Toward a Rhetoric of Layers
As a way to think about shifts in writing and rhetoric, I want to respond to Lev Manovich's recent discussion of layers in Photoshop and Ryan Trauman's reflections on digital media.
Some of the shifting is material: "previously, physical and mechanical media tools were used to create content which was directly accessible to human senses." But with digital materials, "rather than operating on sounds, images, film, or text directly, electronic and digital devices operate on the continuous electronic signals or discrete numerical data" (Manovich). Trauman suggests that the shift to binary modes creates a layer of abstraction in digital texts. Digital spaces are more fluid and open to invention in large part because of their many material and representational layers.
Manovich suggests that these layers are a key part of software. However, when we look at digital materials, we often see a composite, an elision of layers. The digital bent toward combination belies the layers and operations that perform and create the composite.
But what if layering becomes a deliberate part of the composing process? How might we pursue a rhetoric of layers? We might start with some questions: When does complexity become cacophony? When does combination become harmony? How does layering relate to shifts in compositional states (paper sketch, text draft, video capture, blog posting, etc.)? How is layering related to composing iterations (draft, response, revision)? How does time intersect with layers, especially when layers contain moving materials like sound or video?
We might start with some sound and video layers. The layers in the videos below blend live performances by the band, The Mountain Goats, with painting performances by Maxim Grunin. The mix of video tracks represents a specific kind of layering. An early attempt using Camtasia produced the example above on the left, which blends two video tracks using opacity adjustments. The two pieces lay over each other--perhaps suggesting an equivalence. The example on the right above represents a second iteration of the piece made in Final Cut Express. It creates a different mix, each layer occupying its own visual space in the composite image and creating a shifting border where the two layers come together.
A second kind of layering involves the scholarship tickers that run through the video. These are of two types: video tickers showing scrolling through a digital document; or videos tickers showing panning over a scanned document. These two streams of scholarship blend in the composition, each manifesting words (and ideas) in slightly different ways.
The audio and video layers create a kind of pacing--driven by the music. The tickers introduce another tempo--paced by the scrolling and panning. We can imagine at least two viewings: a "reading" of the piece with sustained attention to individual layers conducted (when too many layers accrue) through multiple viewings; or a holistic encounter with all of the layers. Any one layer might get our focused attention from time to time. Or we might attend to multiple layers at the same time, taking each in partially.

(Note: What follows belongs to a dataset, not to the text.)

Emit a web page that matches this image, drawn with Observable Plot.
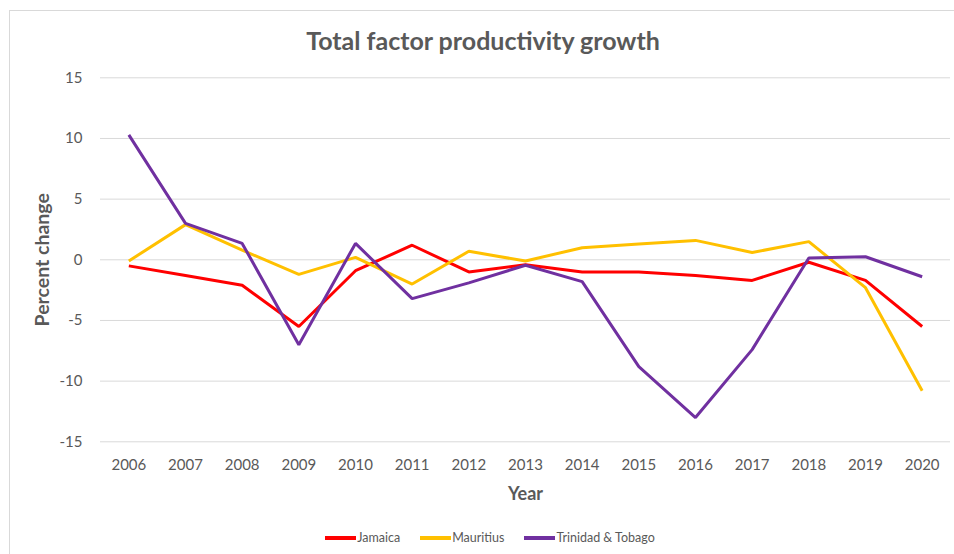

Adding a layer of hand-written text (composed digitally with a stylus) gives us words in yet another manifestation. We must now attend to the tickers and the text unfolding under the pen. The possibility of taking in a holistic reading by attending to all of these layers at once seems less likely. At some point, we saturate; the extra layer makes the holistic reading less pleasurable or possible. When do lots of layers become too many layers?
This is the question I put to Jason Loan regarding the two videos. Loan's response, though, recasts the discussion of layers yet again. In many ways, when Loan adds another layer, the holistic reading becomes again viable, even preferred. Though less comprehensive, the result of Loan's "ambient" response is a different kind of connected experience.